■ Given entries

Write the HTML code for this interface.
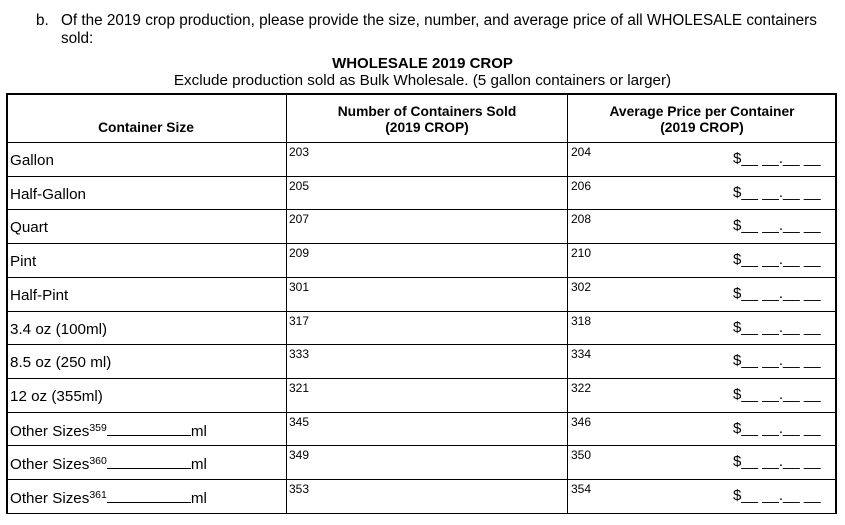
<!DOCTYPE html>
<html><head><style>
body{margin:0;width:845px;height:525px;background:#fff;position:relative;font-family:"Liberation Sans",Arial,sans-serif;color:#000;overflow:hidden}
.a{position:absolute;white-space:nowrap}
.h{position:absolute;background:#000;height:1px}
.v{position:absolute;background:#000;width:1px}
.lab{font-size:15.2px}
.num{font-size:12px}
.b{font-weight:bold;font-size:13.8px;text-align:center}
.d{font-size:15px}
sup{font-size:10.5px;vertical-align:5px;line-height:0}
</style></head><body>
<div class="a" style="left:36px;top:12px;font-size:15.3px">b.</div>
<div class="a" style="left:61px;top:12px;font-size:15.3px;line-height:18px">Of the 2019 crop production, please provide the size, number, and average price of all WHOLESALE containers<br>sold:</div>
<div class="a" style="left:0;width:845px;top:55px;text-align:center;font-weight:bold;font-size:15px">WHOLESALE 2019 CROP</div>
<div class="a" style="left:0;width:845px;top:72px;text-align:center;font-size:15.2px">Exclude production sold as Bulk Wholesale. (5 gallon containers or larger)</div>

<div class="h" style="left:6px;width:831px;top:93px;height:2px"></div>
<div class="v" style="left:6px;top:94px;height:420px;width:2px"></div>
<div class="v" style="left:286px;top:94px;height:420px"></div>
<div class="v" style="left:567px;top:94px;height:420px"></div>
<div class="v" style="left:835px;top:94px;height:420px;width:2px"></div>

<div class="a b" style="left:6px;width:280px;top:120px">Container Size</div>
<div class="a b" style="left:286px;width:282px;top:104px;line-height:16px">Number of Containers Sold<br>(2019 CROP)</div>
<div class="a b" style="left:568px;width:268px;top:104px;line-height:16px">Average Price per Container<br>(2019 CROP)</div>

<div id="rows"></div>
<script>
var u="<span style='display:inline-block;width:84px;border-bottom:1px solid #000;height:13px'></span>ml";
var labels=["Gallon","Half-Gallon","Quart","Pint","Half-Pint","3.4 oz (100ml)","8.5 oz (250 ml)","12 oz (355ml)",
"Other Sizes<sup>359</sup>"+u,"Other Sizes<sup>360</sup>"+u,"Other Sizes<sup>361</sup>"+u];
var n1=["203","205","207","209","301","317","333","321","345","349","353"];
var n2=["204","206","208","210","302","318","334","322","346","350","354"];
var h="",rh=33.7;
for(var i=0;i<11;i++){var y=Math.round(142+i*rh);
h+='<div class="h" style="left:6px;width:831px;top:'+y+'px"></div>';
h+='<div class="a lab" style="left:10px;top:'+(y+10)+'px">'+labels[i]+'</div>';
h+='<div class="a num" style="left:289px;top:'+(y+3)+'px">'+n1[i]+'</div>';
h+='<div class="a num" style="left:571px;top:'+(y+3)+'px">'+n2[i]+'</div>';
h+='<div class="a d" style="left:733px;top:'+(y+8)+'px">$__ __.__ __</div>';}
h+='<div class="h" style="left:6px;width:831px;top:513px"></div>';
document.getElementById("rows").innerHTML=h;
</script>
</body></html>
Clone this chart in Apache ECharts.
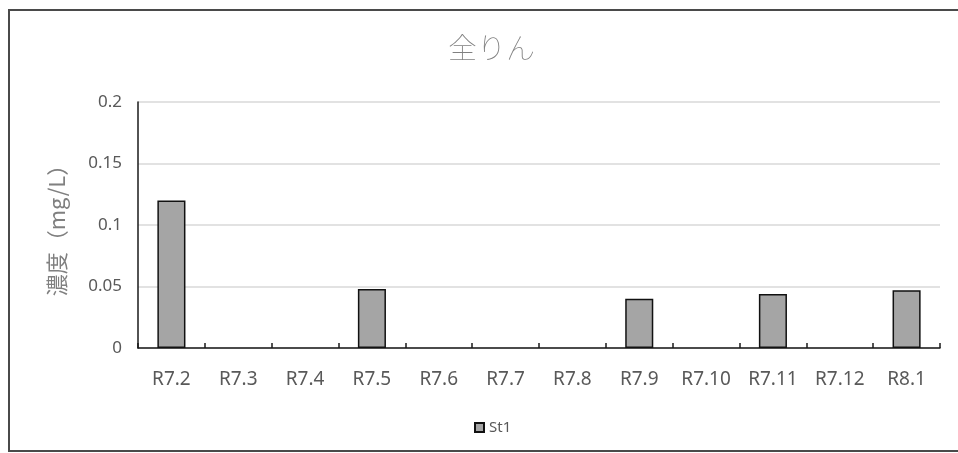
<!DOCTYPE html>
<html>
<head>
<meta charset="utf-8">
<script src="https://cdn.jsdelivr.net/npm/echarts@6/dist/echarts.min.js"></script>
<style>
  html, body { margin: 0; padding: 0; background: #fff; }
  #chart { width: 958px; height: 453px; }
</style>
</head>
<body>
<div id="chart"></div>
<script>
// Monthly survey dates (Reiwa year.month)
const categories = ['R7.2', 'R7.3', 'R7.4', 'R7.5', 'R7.6', 'R7.7', 'R7.8', 'R7.9', 'R7.10', 'R7.11', 'R7.12', 'R8.1'];
// Total phosphorus at station St1 (mg/L); null = no measurement
const st1Values = [0.12, null, null, 0.048, null, null, null, 0.04, null, 0.044, null, 0.047];
const yTicks = { min: 0, max: 0.2, interval: 0.05 };

const chart = echarts.init(document.getElementById('chart'), null, { renderer: 'canvas' });
const jpFont = '"Noto Sans CJK JP", "Noto Sans", sans-serif';
const latinFont = '"Noto Sans", "Open Sans", sans-serif';

chart.setOption({
  animation: false,
  backgroundColor: '#ffffff',
  title: {
    text: '全りん',
    left: 443,
    top: 28,
    textStyle: { fontFamily: jpFont, fontSize: 29, fontWeight: 'lighter', color: '#808080' }
  },
  graphic: [{
    type: 'rect',
    shape: { x: 9, y: 10, width: 960, height: 441 },
    style: { fill: 'none', stroke: '#4a4a4a', lineWidth: 2 },
    silent: true
  }],
  legend: {
    bottom: 13,
    left: 469,
    itemWidth: 9,
    itemHeight: 9,
    itemGap: 4,
    textStyle: { fontFamily: latinFont, fontSize: 15, color: '#595959' },
    data: [{ name: 'St1', icon: 'rect' }]
  },
  grid: { left: 138, right: 18, top: 102, bottom: 105, containLabel: false },
  xAxis: {
    type: 'category',
    data: categories,
    axisLine: { lineStyle: { color: '#1a1a1a', width: 1.5 } },
    axisTick: { show: true, inside: true, length: 5, interval: 0, lineStyle: { color: '#1a1a1a', width: 1.5 } },
    axisLabel: { fontFamily: latinFont, fontSize: 19, color: '#595959', margin: 22, interval: 0, hideOverlap: false }
  },
  yAxis: {
    type: 'value',
    min: yTicks.min,
    max: yTicks.max,
    interval: yTicks.interval,
    name: '濃度（mg/L）',
    nameLocation: 'middle',
    nameGap: 70,
    nameTextStyle: { fontFamily: jpFont, fontSize: 22, color: '#808080' },
    axisLine: { show: true, lineStyle: { color: '#1a1a1a', width: 1.5 } },
    axisTick: { show: false },
    axisLabel: {
      fontFamily: latinFont, fontSize: 17, color: '#595959', margin: 16,
      formatter: v => String(parseFloat(v.toFixed(3)))
    },
    splitLine: { lineStyle: { color: '#d9d9d9', width: 1.5 } }
  },
  series: [{
    name: 'St1',
    type: 'bar',
    data: st1Values,
    barWidth: '42%',
    itemStyle: { color: '#a5a5a5', borderColor: '#111111', borderWidth: 1.5 }
  }]
});
</script>
</body>
</html>
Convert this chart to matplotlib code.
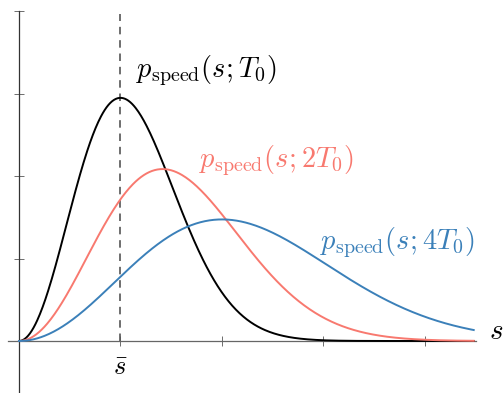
import matplotlib
matplotlib.use("Agg")
import matplotlib.pyplot as plt
import numpy as np

plt.rcParams["mathtext.fontset"] = "cm"

# temperatures relative to T0, and the curve styling
temps = [1.0, 2.0, 4.0]
labels = [r"$p_{\mathrm{speed}}(s;T_0)$", r"$p_{\mathrm{speed}}(s;2T_0)$", r"$p_{\mathrm{speed}}(s;4T_0)$"]
colors = ["#000000", "#f8796f", "#3b80b9"]
label_pos = [(1.15, 3.28), (1.77, 2.19), (2.97, 1.19)]

s_bar = 1.0          # most probable speed at T0
s_max = 4.48
y_scale = 3.55       # density -> axis units
x_ticks = [1, 2, 3, 4]
y_ticks = [1, 2, 3, 4]


def p_speed(s, t):
    # Maxwell-Boltzmann speed density, mode at sqrt(t)
    return np.sqrt(2 / np.pi) * 2 ** 1.5 * s ** 2 / t ** 1.5 * np.exp(-s ** 2 / t)


fig = plt.figure(figsize=(5.03, 3.93), dpi=100)
ax = fig.add_axes([0, 0, 1, 1])
ax.set_xlim(-19 / 101.5, (503 - 19) / 101.5)
ax.set_ylim(-(393 - 341) / 82.5, 341 / 82.5)

s = np.linspace(0, s_max, 500)
for t, lab, col, (lx, ly) in zip(temps, labels, colors, label_pos):
    ax.plot(s, y_scale * p_speed(s, t), color=col, linewidth=1.4, zorder=3)
    ax.text(lx, ly, lab, color=col, fontsize=20.5, ha="left", va="center")

ax.plot([s_bar, s_bar], [0, 3.96], color="#555555", linewidth=1.2,
        linestyle=(0, (4.5, 3.5)), zorder=2)

for name in ["top", "right"]:
    ax.spines[name].set_visible(False)
ax.spines["left"].set_position(("data", 0))
ax.spines["bottom"].set_position(("data", 0))
ax.spines["left"].set_bounds(-0.62, 4.0)
ax.spines["bottom"].set_bounds(-0.11, 4.5)
ax.spines["left"].set_color("#333333")
ax.spines["bottom"].set_color("#666666")
ax.spines["left"].set_linewidth(0.9)
ax.spines["bottom"].set_linewidth(0.9)

ax.set_xticks(x_ticks)
ax.set_yticks(y_ticks)
ax.set_xticklabels([])
ax.set_yticklabels([])
ax.tick_params(axis="both", direction="inout", length=7, width=0.6, color="#555555")

ax.text(s_bar, -0.33, r"$\bar{s}$", fontsize=19, ha="center", va="center")
ax.text(4.7, 0.12, r"$s$", fontsize=21, ha="center", va="center")

fig.savefig("out.png", dpi=100)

■ Short task
Repeat word for word the lines above, from the first entry through the line containing "containers or larger)</div>", with both ends kept and the pictures dropped.

■ Response to this exercise
Write the HTML code for this interface.
<!DOCTYPE html>
<html><head><style>
body{margin:0;width:845px;height:525px;background:#fff;position:relative;font-family:"Liberation Sans",Arial,sans-serif;color:#000;overflow:hidden}
.a{position:absolute;white-space:nowrap}
.h{position:absolute;background:#000;height:1px}
.v{position:absolute;background:#000;width:1px}
.lab{font-size:15.2px}
.num{font-size:12px}
.b{font-weight:bold;font-size:13.8px;text-align:center}
.d{font-size:15px}
sup{font-size:10.5px;vertical-align:5px;line-height:0}
</style></head><body>
<div class="a" style="left:36px;top:12px;font-size:15.3px">b.</div>
<div class="a" style="left:61px;top:12px;font-size:15.3px;line-height:18px">Of the 2019 crop production, please provide the size, number, and average price of all WHOLESALE containers<br>sold:</div>
<div class="a" style="left:0;width:845px;top:55px;text-align:center;font-weight:bold;font-size:15px">WHOLESALE 2019 CROP</div>
<div class="a" style="left:0;width:845px;top:72px;text-align:center;font-size:15.2px">Exclude production sold as Bulk Wholesale. (5 gallon containers or larger)</div>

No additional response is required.